May I now say to the noble Lord, Lord John-Mackie, why I feel it is not possible for the Government to support Amendment No. 5. It is true that as regards Amendment No. 5 one could say that great minds think alike—in other words, the Government and the noble Lord are trying to reach exactly the same objective. However, we have not referred to a named organisation because, in addition to the reason 1 gave to the noble Baroness, names can change. If in, say, 25 years' time someone thought of a different name, they would find that ADAS has been cast in stone. That was another reason. Incidentally, to refer to an advisory service without naming it has a respectable precedent. In the Agriculture (Miscellaneous Provisions) Act 1944, under which ADAS was established, there was not specific mention by name of the advisory service.

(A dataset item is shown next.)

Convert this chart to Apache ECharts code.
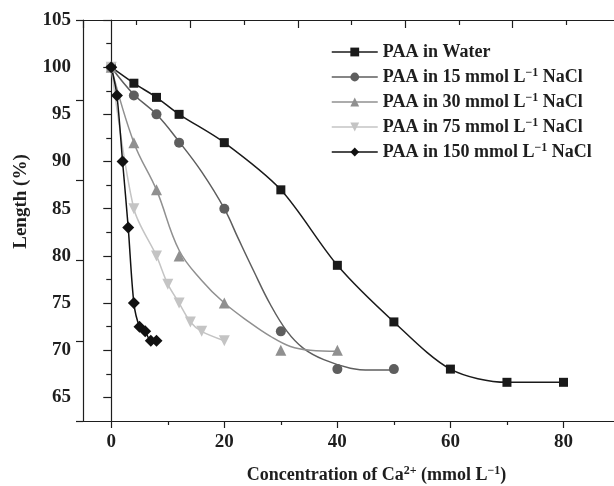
<!DOCTYPE html>
<html>
<head>
<meta charset="utf-8">
<script src="https://cdn.jsdelivr.net/npm/echarts@6/dist/echarts.min.js"></script>
<style>
  html, body { margin: 0; padding: 0; background: #fff; }
  #chart { width: 614px; height: 486px; }
</style>
</head>
<body>
<div id="chart"></div>
<script>
const water = [[0, 100], [4, 98.3], [8, 96.8], [12, 95], [20, 92], [30, 87], [40, 79], [50, 73], [60, 68], [70, 66.6], [80, 66.6]];
const nacl15 = [[0, 100], [4, 97], [8, 95], [12, 92], [20, 85], [30, 72], [40, 68], [50, 68]];
const nacl30 = [[0, 100], [4, 92], [8, 87], [12, 80], [20, 75], [30, 70], [40, 70]];
const nacl75 = [[0, 100], [4, 85], [8, 80], [10, 77], [12, 75], [14, 73], [16, 72], [20, 71]];
const nacl150 = [[0, 100], [1, 97], [2, 90], [3, 83], [4, 75], [5, 72.5], [6, 72], [7, 71], [8, 71]];

// fitted curves for 15 and 30 mmol (they miss some points)
const fit15 = [[0, 100], [4, 97.1], [8, 95], [12, 92.1], [16, 88.9], [20, 85], [22.5, 81.8], [25.2, 78.4], [28.1, 74.9], [31.1, 72], [34, 70.2], [37.6, 69], [42.3, 68.1], [46, 67.9], [50, 67.9]];
const fit30 = [[0, 100], [4, 92], [8, 87], [12, 80.6], [16, 77.4], [20, 75], [24.6, 72.9], [28.1, 71.5], [31.7, 70.4], [35.2, 70], [40, 69.9]];

const seriesNames = [
  "PAA in Water",
  "PAA in 15 mmol L-1 NaCl",
  "PAA in 30 mmol L-1 NaCl",
  "PAA in 75 mmol L-1 NaCl",
  "PAA in 150 mmol L-1 NaCl",
];
const xMajorTicks = [0, 20, 40, 60, 80];
const xMinorTicks = [10, 30, 50, 70];
const yMajorTicks = [65, 70, 75, 80, 85, 90, 95, 100, 105];
const yMinorTicks = [67.5, 72.5, 77.5, 82.5, 87.5, 92.5, 97.5, 102.5];

const font = "'Liberation Serif', 'Times New Roman', serif";
const ink = "#1e1e1e";
const supStyle = { fontFamily: font, fontWeight: "bold", fontSize: 12, color: ink, padding: [0, 0, 8, 0] };

const chart = echarts.init(document.getElementById("chart"));

function mkSeries(name, data, color, symbol, size, rotate, lineWidth) {
  return {
    name,
    type: "line",
    data,
    smooth: 0.3,
    symbol,
    symbolSize: size,
    symbolRotate: rotate || 0,
    lineStyle: { color, width: lineWidth },
    itemStyle: { color },
    z: 4,
  };
}

function mkFit(name, data, color) {
  return {
    name,
    type: "line",
    data,
    smooth: 0.4,
    symbol: "none",
    silent: true,
    lineStyle: { color, width: 1.5 },
    z: 3,
  };
}

chart.setOption({
  animation: false,
  backgroundColor: "#fff",
  grid: { left: 83, top: 20, right: -6, bottom: 65, outerBoundsMode: "none" },
  legend: {
    orient: "vertical",
    left: 331,
    top: 43,
    padding: 0,
    itemWidth: 46,
    itemHeight: 11,
    itemGap: 6,
    data: seriesNames,
    lineStyle: { width: 1.5 },
    formatter: (n) => {
      const m = n.match(/^(.*) L-1 (NaCl)$/);
      if (!m) return "{a|" + n + "}";
      return "{a|" + m[1] + " L}{sup|\u22121}{a| " + m[2] + "}";
    },
    textStyle: {
      fontFamily: font,
      fontWeight: "bold",
      fontSize: 18,
      color: ink,
      rich: {
        a: { fontFamily: font, fontWeight: "bold", fontSize: 18, color: ink },
        sup: supStyle,
      },
    },
  },
  xAxis: [
    {
      type: "value",
      min: -5,
      max: 90,
      position: "bottom",
      splitLine: { show: false },
      axisLine: { lineStyle: { color: ink, width: 1.2 } },
      axisTick: { customValues: xMajorTicks, length: 7, lineStyle: { color: ink, width: 1.2 } },
      axisLabel: {
        customValues: xMajorTicks,
        margin: 12,
        fontFamily: font,
        fontWeight: "bold",
        fontSize: 19,
        color: ink,
      },
      name: "{a|Concentration of Ca}{sup|2+}{a| (mmol L}{sup|\u22121}{a|)}",
      nameLocation: "middle",
      nameGap: 44,
      nameTextStyle: {
        padding: [0, 0, 0, 50],
        rich: {
          a: { fontFamily: font, fontWeight: "bold", fontSize: 18, color: ink },
          sup: supStyle,
        },
      },
    },
    {
      // minor ticks of the bottom axis
      type: "value",
      min: -5,
      max: 90,
      position: "bottom",
      splitLine: { show: false },
      axisLine: { show: false },
      axisTick: { customValues: xMinorTicks, length: 4, lineStyle: { color: ink, width: 1.2 } },
      axisLabel: { show: false },
    },
    {
      // mirrored frame axis on top
      type: "value",
      min: 0,
      max: 10,
      interval: 2,
      position: "top",
      splitLine: { show: false },
      axisLine: { lineStyle: { color: ink, width: 1.2 } },
      axisTick: { inside: true, length: 8, lineStyle: { color: ink, width: 1.2 } },
      minorTick: { show: true, splitNumber: 2, length: 5, lineStyle: { color: ink, width: 1.2 } },
      axisLabel: { show: false },
    },
  ],
  yAxis: [
    {
      type: "value",
      min: 62.5,
      max: 105,
      position: "left",
      splitLine: { show: false },
      axisLine: { show: true, lineStyle: { color: ink, width: 1.2 } },
      axisTick: { show: true, customValues: yMajorTicks, length: 8, lineStyle: { color: ink, width: 1.2 } },
      axisLabel: {
        customValues: yMajorTicks,
        margin: 12,
        fontFamily: font,
        fontWeight: "bold",
        fontSize: 19,
        color: ink,
      },
      name: "Length (%)",
      nameLocation: "middle",
      nameGap: 52,
      nameTextStyle: {
        fontFamily: font,
        fontWeight: "bold",
        fontSize: 19,
        color: ink,
        padding: [0, 0, 0, 38],
      },
    },
    {
      // minor ticks of the left axis
      type: "value",
      min: 62.5,
      max: 105,
      position: "left",
      splitLine: { show: false },
      axisLine: { show: false },
      axisTick: { show: true, customValues: yMinorTicks, length: 5, lineStyle: { color: ink, width: 1.2 } },
      axisLabel: { show: false },
    },
    {
      // mirrored frame axis on the right
      type: "value",
      min: 0,
      max: 5,
      interval: 1,
      position: "right",
      splitLine: { show: false },
      axisLine: { show: true, lineStyle: { color: ink, width: 1.2 } },
      axisTick: { show: true, inside: true, length: 7, lineStyle: { color: ink, width: 1.2 } },
      axisLabel: { show: false },
    },
  ],
  series: [
    mkFit("fit 15", fit15, "#5e5e5e"),
    mkFit("fit 30", fit30, "#909090"),
    mkSeries(seriesNames[0], water, "#1a1a1a", "rect", 9, 0, 1.5),
    mkSeries(seriesNames[1], nacl15, "#5e5e5e", "circle", 10, 0, 0),
    mkSeries(seriesNames[2], nacl30, "#909090", "triangle", 11, 0, 0),
    mkSeries(seriesNames[3], nacl75, "#c4c4c4", "triangle", 11, 180, 1.5),
    mkSeries(seriesNames[4], nacl150, "#111111", "diamond", 12, 0, 1.5),
  ],
});
</script>
</body>
</html>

The other difficulty with Amendment No. 5, if I may say this to the noble Lord, Lord John-Mackie, is that it refers to economy and efficiency. I admit that we do not do so in our amendment; first, because these concepts are central to the ability of ADAS to provide chargeable advisory services on a competitive basis and, secondly, because there could be considerable legal problems, I am advised, arising from concepts such as these which cannot clearly be defined.

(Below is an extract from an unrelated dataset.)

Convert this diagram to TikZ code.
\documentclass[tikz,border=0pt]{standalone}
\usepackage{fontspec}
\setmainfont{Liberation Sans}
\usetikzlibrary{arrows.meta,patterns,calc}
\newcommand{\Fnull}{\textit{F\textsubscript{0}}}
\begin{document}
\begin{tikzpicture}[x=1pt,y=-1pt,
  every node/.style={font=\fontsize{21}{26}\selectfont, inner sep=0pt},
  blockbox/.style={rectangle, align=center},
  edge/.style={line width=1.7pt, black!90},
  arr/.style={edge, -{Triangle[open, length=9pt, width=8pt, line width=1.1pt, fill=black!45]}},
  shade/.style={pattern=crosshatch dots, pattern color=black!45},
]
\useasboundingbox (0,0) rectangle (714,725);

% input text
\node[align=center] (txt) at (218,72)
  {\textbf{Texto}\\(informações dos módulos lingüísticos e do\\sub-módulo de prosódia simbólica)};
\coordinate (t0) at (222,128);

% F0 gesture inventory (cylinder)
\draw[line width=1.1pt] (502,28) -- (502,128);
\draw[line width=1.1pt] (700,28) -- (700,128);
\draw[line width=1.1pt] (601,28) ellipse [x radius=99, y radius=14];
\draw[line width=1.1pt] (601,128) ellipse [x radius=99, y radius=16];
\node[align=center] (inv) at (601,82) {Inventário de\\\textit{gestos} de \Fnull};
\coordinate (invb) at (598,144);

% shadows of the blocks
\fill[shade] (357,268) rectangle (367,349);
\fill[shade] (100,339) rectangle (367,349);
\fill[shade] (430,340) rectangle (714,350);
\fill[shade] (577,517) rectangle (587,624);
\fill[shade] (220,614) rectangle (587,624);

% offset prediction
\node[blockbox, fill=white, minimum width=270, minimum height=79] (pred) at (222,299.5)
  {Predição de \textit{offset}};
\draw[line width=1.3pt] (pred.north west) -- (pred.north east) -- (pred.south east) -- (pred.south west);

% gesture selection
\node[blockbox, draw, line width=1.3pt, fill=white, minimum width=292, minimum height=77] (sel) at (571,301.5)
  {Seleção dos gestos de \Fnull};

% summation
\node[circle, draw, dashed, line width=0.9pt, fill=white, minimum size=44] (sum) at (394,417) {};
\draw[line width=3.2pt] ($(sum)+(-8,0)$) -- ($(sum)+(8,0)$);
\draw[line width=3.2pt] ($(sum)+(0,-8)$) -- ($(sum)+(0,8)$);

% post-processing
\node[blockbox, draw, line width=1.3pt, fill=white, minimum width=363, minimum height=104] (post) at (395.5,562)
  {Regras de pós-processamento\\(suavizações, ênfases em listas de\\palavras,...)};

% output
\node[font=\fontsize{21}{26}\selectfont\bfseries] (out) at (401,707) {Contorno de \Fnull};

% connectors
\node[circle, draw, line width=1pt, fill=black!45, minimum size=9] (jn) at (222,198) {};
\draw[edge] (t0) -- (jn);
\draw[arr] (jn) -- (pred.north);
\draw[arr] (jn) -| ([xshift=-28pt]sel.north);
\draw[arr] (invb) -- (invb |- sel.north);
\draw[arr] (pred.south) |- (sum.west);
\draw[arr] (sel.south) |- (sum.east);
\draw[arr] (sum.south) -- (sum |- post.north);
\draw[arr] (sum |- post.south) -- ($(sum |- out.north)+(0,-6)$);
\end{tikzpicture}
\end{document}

May I therefore lead your Lordships back to Amendment No. 4. It is an absolutely cast-iron guarantee that an advisory service—ADAS—will continue for the future. It is a service which has well over 4,000 officers in England and Wales and which continues to run 19 experimental husbandry farms and horticultural stations. My noble friend Lord Stanley, who obviously takes the closest of interest in this, almost prompted the Government to bring forward their amendment, perhaps more than any other of your Lordships. He tabled an amendment in Committee about consultation if one changes ADAS. I felt that the way to do this was to make a clean breast of it and to come back to your Lordships, not going on about consultation but saying, "Come on, let us put into the Bill that there shall be an advisory service for the future".

The sort of jobs and services that ADAS will provide for the future were detailed in leaflets which I believe the noble Lord, Lord John-Mackie, saw at the Royal Show on Monday. Those leaflets have been deposited in the Library of your Lordships' House.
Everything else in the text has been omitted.